-- Source data start --

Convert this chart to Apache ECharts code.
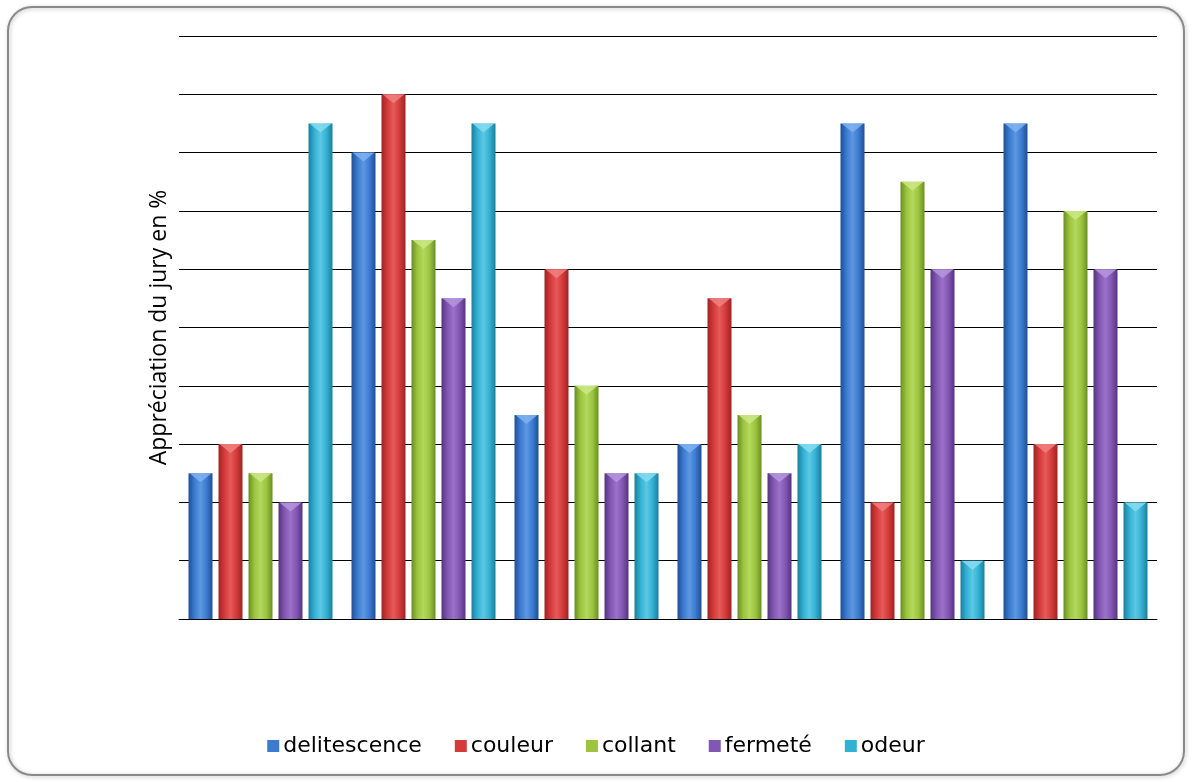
<!DOCTYPE html>
<html>
<head>
<meta charset="utf-8">
<script src="https://cdn.jsdelivr.net/npm/echarts@6/dist/echarts.min.js"></script>
<style>
  html, body { margin: 0; padding: 0; background: #ffffff; }
  #chart { width: 1192px; height: 782px; }
</style>
</head>
<body>
<div id="chart"></div>
<script>
// Six samples, five sensory criteria (values in %)
const categories = ['1', '2', '3', '4', '5', '6'];
const delitescence = [25, 80, 35, 30, 85, 85];
const couleur      = [30, 90, 60, 55, 20, 30];
const collant      = [25, 65, 40, 35, 75, 70];
const fermete      = [20, 55, 25, 25, 60, 60];
const odeur        = [85, 85, 25, 30, 10, 20];

const seriesNames = ['delitescence', 'couleur', 'collant', 'fermeté', 'odeur'];
const seriesData = [delitescence, couleur, collant, fermete, odeur];
// [edge, mid, highlight, cap] tones for a rounded, glossy bar look
const palettes = [
  ['#1f4f95', '#3b7bd0', '#5c97e0', '#7fb2f0'],
  ['#9e2323', '#d43a3a', '#e65a5a', '#f08080'],
  ['#6a8f22', '#9cc43f', '#b3d85e', '#cbe886'],
  ['#553480', '#8256b3', '#9a72c8', '#b596dc'],
  ['#1a7f9c', '#33b1d4', '#5cc8e4', '#86dcf0']
];

function barFill(p) {
  return new echarts.graphic.LinearGradient(0, 0, 1, 0, [
    { offset: 0, color: p[0] },
    { offset: 0.25, color: p[1] },
    { offset: 0.5, color: p[2] },
    { offset: 0.75, color: p[1] },
    { offset: 1, color: p[0] }
  ]);
}

const BAR_W = 24;
const BAR_GAP = '25%';

const chart = echarts.init(document.getElementById('chart'), null, { renderer: 'canvas' });

const barSeries = seriesNames.map((name, i) => ({
  name: name,
  type: 'bar',
  data: seriesData[i],
  barWidth: BAR_W,
  barGap: BAR_GAP,
  itemStyle: { color: barFill(palettes[i]) }
}));

// Bevelled cap on top of each bar
const capSeries = seriesNames.map((name, i) => ({
  name: name,
  type: 'pictorialBar',
  data: seriesData[i],
  barWidth: BAR_W,
  barGap: BAR_GAP,
  symbol: 'path://M0,0 L10,0 L5,4 Z',
  symbolSize: [BAR_W - 2, 9],
  symbolPosition: 'end',
  symbolOffset: [0, 0],
  itemStyle: { color: palettes[i][3], opacity: 0.85 },
  z: 3,
  silent: true
}));

chart.setOption({
  animation: false,
  backgroundColor: '#ffffff',
  graphic: [{
    type: 'rect',
    shape: { x: 8, y: 7, width: 1176, height: 768, r: 24 },
    style: {
      fill: 'rgba(0,0,0,0)',
      stroke: '#8a8a8a',
      lineWidth: 2,
      shadowBlur: 4,
      shadowColor: 'rgba(0,0,0,0.25)',
      shadowOffsetX: 1,
      shadowOffsetY: 1
    },
    z: -1
  }],
  grid: { left: 179, right: 35, top: 36, bottom: 163, containLabel: false },
  legend: {
    bottom: 20,
    left: 'center',
    itemWidth: 12,
    itemHeight: 12,
    itemGap: 33,
    icon: 'rect',
    textStyle: { fontFamily: 'DejaVu Sans', fontSize: 22, color: '#000', padding: [0, 0, 0, -1] },
    data: seriesNames.map((name, i) => ({ name: name, itemStyle: { color: palettes[i][1] } }))
  },
  xAxis: {
    type: 'category',
    data: categories,
    axisLine: { show: true, lineStyle: { color: '#000', width: 1 } },
    axisTick: { show: false },
    axisLabel: { show: false }
  },
  yAxis: {
    type: 'value',
    min: 0,
    max: 100,
    interval: 10,
    name: 'Appréciation du jury en %',
    nameLocation: 'middle',
    nameGap: 8,
    nameRotate: 90,
    nameTextStyle: { fontFamily: 'Open Sans', fontSize: 23, color: '#000' },
    axisLine: { show: false },
    axisTick: { show: false },
    axisLabel: { show: false },
    splitLine: { lineStyle: { color: '#000', width: 1 } }
  },
  series: barSeries.concat(capSeries)
});
</script>
</body>
</html>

-- Source data end --

_Written instruction_
Copy the listing over exactly, skipping the pictures it holds.

_Reply_
Convert this chart to Apache ECharts code.
<!DOCTYPE html>
<html>
<head>
<meta charset="utf-8">
<script src="https://cdn.jsdelivr.net/npm/echarts@6/dist/echarts.min.js"></script>
<style>
  html, body { margin: 0; padding: 0; background: #ffffff; }
  #chart { width: 1192px; height: 782px; }
</style>
</head>
<body>
<div id="chart"></div>
<script>
// Six samples, five sensory criteria (values in %)
const categories = ['1', '2', '3', '4', '5', '6'];
const delitescence = [25, 80, 35, 30, 85, 85];
const couleur      = [30, 90, 60, 55, 20, 30];
const collant      = [25, 65, 40, 35, 75, 70];
const fermete      = [20, 55, 25, 25, 60, 60];
const odeur        = [85, 85, 25, 30, 10, 20];

const seriesNames = ['delitescence', 'couleur', 'collant', 'fermeté', 'odeur'];
const seriesData = [delitescence, couleur, collant, fermete, odeur];
// [edge, mid, highlight, cap] tones for a rounded, glossy bar look
const palettes = [
  ['#1f4f95', '#3b7bd0', '#5c97e0', '#7fb2f0'],
  ['#9e2323', '#d43a3a', '#e65a5a', '#f08080'],
  ['#6a8f22', '#9cc43f', '#b3d85e', '#cbe886'],
  ['#553480', '#8256b3', '#9a72c8', '#b596dc'],
  ['#1a7f9c', '#33b1d4', '#5cc8e4', '#86dcf0']
];

function barFill(p) {
  return new echarts.graphic.LinearGradient(0, 0, 1, 0, [
    { offset: 0, color: p[0] },
    { offset: 0.25, color: p[1] },
    { offset: 0.5, color: p[2] },
    { offset: 0.75, color: p[1] },
    { offset: 1, color: p[0] }
  ]);
}

const BAR_W = 24;
const BAR_GAP = '25%';

const chart = echarts.init(document.getElementById('chart'), null, { renderer: 'canvas' });

const barSeries = seriesNames.map((name, i) => ({
  name: name,
  type: 'bar',
  data: seriesData[i],
  barWidth: BAR_W,
  barGap: BAR_GAP,
  itemStyle: { color: barFill(palettes[i]) }
}));

// Bevelled cap on top of each bar
const capSeries = seriesNames.map((name, i) => ({
  name: name,
  type: 'pictorialBar',
  data: seriesData[i],
  barWidth: BAR_W,
  barGap: BAR_GAP,
  symbol: 'path://M0,0 L10,0 L5,4 Z',
  symbolSize: [BAR_W - 2, 9],
  symbolPosition: 'end',
  symbolOffset: [0, 0],
  itemStyle: { color: palettes[i][3], opacity: 0.85 },
  z: 3,
  silent: true
}));

chart.setOption({
  animation: false,
  backgroundColor: '#ffffff',
  graphic: [{
    type: 'rect',
    shape: { x: 8, y: 7, width: 1176, height: 768, r: 24 },
    style: {
      fill: 'rgba(0,0,0,0)',
      stroke: '#8a8a8a',
      lineWidth: 2,
      shadowBlur: 4,
      shadowColor: 'rgba(0,0,0,0.25)',
      shadowOffsetX: 1,
      shadowOffsetY: 1
    },
    z: -1
  }],
  grid: { left: 179, right: 35, top: 36, bottom: 163, containLabel: false },
  legend: {
    bottom: 20,
    left: 'center',
    itemWidth: 12,
    itemHeight: 12,
    itemGap: 33,
    icon: 'rect',
    textStyle: { fontFamily: 'DejaVu Sans', fontSize: 22, color: '#000', padding: [0, 0, 0, -1] },
    data: seriesNames.map((name, i) => ({ name: name, itemStyle: { color: palettes[i][1] } }))
  },
  xAxis: {
    type: 'category',
    data: categories,
    axisLine: { show: true, lineStyle: { color: '#000', width: 1 } },
    axisTick: { show: false },
    axisLabel: { show: false }
  },
  yAxis: {
    type: 'value',
    min: 0,
    max: 100,
    interval: 10,
    name: 'Appréciation du jury en %',
    nameLocation: 'middle',
    nameGap: 8,
    nameRotate: 90,
    nameTextStyle: { fontFamily: 'Open Sans', fontSize: 23, color: '#000' },
    axisLine: { show: false },
    axisTick: { show: false },
    axisLabel: { show: false },
    splitLine: { lineStyle: { color: '#000', width: 1 } }
  },
  series: barSeries.concat(capSeries)
});
</script>
</body>
</html>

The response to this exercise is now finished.